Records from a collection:
━━━━━━━━━━━━━━━━━━━━
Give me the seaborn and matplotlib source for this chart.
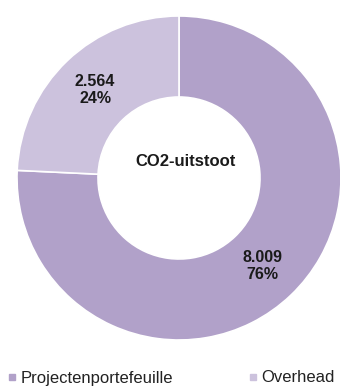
import matplotlib
matplotlib.use("Agg")
import matplotlib.pyplot as plt
import seaborn as sns
from matplotlib.lines import Line2D

categories = ["Projectenportefeuille", "Overhead"]
values = [8009, 2564]
colors = ["#B1A1C9", "#CCC2DD"]
center_label = "CO2-uitstoot"

sns.set_theme(style="white")
plt.rcParams['font.family'] = ['Liberation Sans', 'DejaVu Sans']

fig = plt.figure(figsize=(3.40, 3.91), dpi=100)
ax = fig.add_axes([17/340, 51/391, 324/340, 324/391])

total = sum(values)

def fmt(pct):
    v = int(round(pct * total / 100.0))
    s = f"{v:,}".replace(",", ".")
    return f"{s}\n{pct:.0f}%"

wedges, texts, autotexts = ax.pie(
    values, colors=colors, startangle=90, counterclock=False,
    autopct=fmt, pctdistance=0.75,
    wedgeprops=dict(width=0.5, edgecolor="white", linewidth=1.2),
    textprops=dict(fontsize=11.5, fontweight="bold", color="#1a1a1a"),
)
for t in autotexts:
    t.set_linespacing(1.1)
ax.text(0.04, 0.1, center_label, ha="center", va="center",
        fontsize=12, fontweight="bold", color="#1a1a1a")
ax.set_xlim(-1, 1)
ax.set_ylim(-1, 1)
ax.set_aspect("equal")
ax.axis("off")

handles = [Line2D([0], [0], marker="s", linestyle="", markersize=5,
                  markerfacecolor=c, markeredgecolor=c) for c in colors]
fig.legend(handles, categories, loc="center left", ncol=2,
           bbox_to_anchor=(0.0, 13/391), frameon=False,
           fontsize=12, handlelength=0.5, handletextpad=0.25,
           borderpad=0.3, borderaxespad=0.2,
           columnspacing=4.55, labelcolor="#222222")

fig.savefig("out.png", dpi=100)
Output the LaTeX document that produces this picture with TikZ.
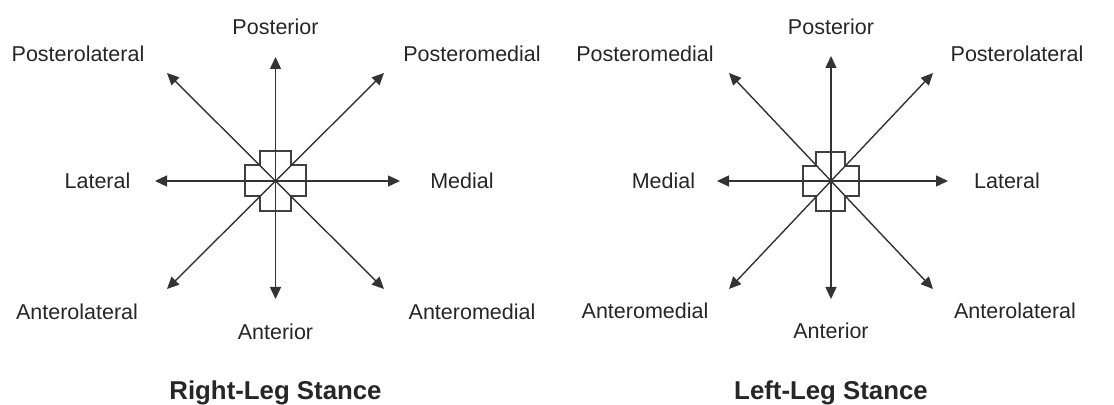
\documentclass[tikz,border=0pt]{standalone}
\usepackage{fontspec}
\setmainfont{Liberation Sans}
\usepackage{tikz}
\usetikzlibrary{arrows.meta,positioning}

\begin{document}
\begin{tikzpicture}[x=0.5pt, y=-0.5pt,
  dir/.style = {line width=0.7pt, draw=black!80, -{Triangle[length=6pt,width=5.5pt]}},
  foot/.style = {line width=0.6pt, draw=black!75},
  lbl/.style = {inner sep=0pt, anchor=base, font=\fontsize{10.75}{12}\selectfont, text=black!85},
  ttl/.style = {inner sep=0pt, anchor=base, font=\fontsize{12.9}{14}\selectfont\bfseries, text=black!85}]
\useasboundingbox (0,0) rectangle (1114,405);

% right-leg stance
\coordinate (rC) at (275.5,181);
\coordinate (rN) at (275.5,57);
\coordinate (rS) at (275.5,299);
\coordinate (rW) at (155,181);
\coordinate (rE) at (400,181);
\coordinate (rNW) at (167,73);
\coordinate (rNE) at (384,73);
\coordinate (rSW) at (167,289);
\coordinate (rSE) at (384,289);
\draw[foot] (260,151) -- (291,151) -- (291,165) -- (306,165) -- (306,196) -- (291,196) -- (291,211)
  -- (260,211) -- (260,196) -- (245,196) -- (245,165) -- (260,165) -- cycle;
\foreach \d in {N,S,W,E,NW,NE,SW,SE}
  \draw[dir] (rC) -- (r\d);

\node (rPost) [lbl] at (275.5,34.5) {Posterior};
\node (rPostLat) [lbl] at (78,61.7) {Posterolateral};
\node (rPostMed) [lbl] at (472,61.2) {Posteromedial};
\node (rLat) [lbl] at (97.5,188.5) {Lateral};
\node (rMed) [lbl] at (462,188.5) {Medial};
\node (rAntLat) [lbl] at (77,319.5) {Anterolateral};
\node (rAntMed) [lbl] at (472,319.5) {Anteromedial};
\node (rAnt) [lbl] at (275.5,339.5) {Anterior};
\node (rTitle) [ttl] at (275.5,400) {Right-Leg Stance};

% left-leg stance
\coordinate (lC) at (831,181);
\coordinate (lN) at (831,56);
\coordinate (lS) at (831,299);
\coordinate (lW) at (717,181);
\coordinate (lE) at (948,181);
\coordinate (lNW) at (729,73);
\coordinate (lNE) at (933,73);
\coordinate (lSW) at (729,289);
\coordinate (lSE) at (933,289);
\draw[foot] (816,152) -- (845,152) -- (845,166) -- (859,166) -- (859,196) -- (845,196) -- (845,211)
  -- (816,211) -- (816,196) -- (803,196) -- (803,166) -- (816,166) -- cycle;
\foreach \d in {N,S,W,E,NW,NE,SW,SE}
  \draw[dir] (lC) -- (l\d);

\node (lPost) [lbl] at (831,34.5) {Posterior};
\node (lPostMed) [lbl] at (645,61.5) {Posteromedial};
\node (lPostLat) [lbl] at (1017,61.5) {Posterolateral};
\node (lMed) [lbl] at (663.5,188.5) {Medial};
\node (lLat) [lbl] at (1007,188.5) {Lateral};
\node (lAntMed) [lbl] at (645,319) {Anteromedial};
\node (lAntLat) [lbl] at (1015,319) {Anterolateral};
\node (lAnt) [lbl] at (831,339) {Anterior};
\node (lTitle) [ttl] at (831,400) {Left-Leg Stance};
\end{tikzpicture}
\end{document}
━━━━━━━━━━━━━━━━━━━━
Given exercise: Without the pictures, copy the entries from their first line through the line containing "total = sum(values)", and only those lines.

Solved exercise:
Give me the seaborn and matplotlib source for this chart.
import matplotlib
matplotlib.use("Agg")
import matplotlib.pyplot as plt
import seaborn as sns
from matplotlib.lines import Line2D

categories = ["Projectenportefeuille", "Overhead"]
values = [8009, 2564]
colors = ["#B1A1C9", "#CCC2DD"]
center_label = "CO2-uitstoot"

sns.set_theme(style="white")
plt.rcParams['font.family'] = ['Liberation Sans', 'DejaVu Sans']

fig = plt.figure(figsize=(3.40, 3.91), dpi=100)
ax = fig.add_axes([17/340, 51/391, 324/340, 324/391])

total = sum(values)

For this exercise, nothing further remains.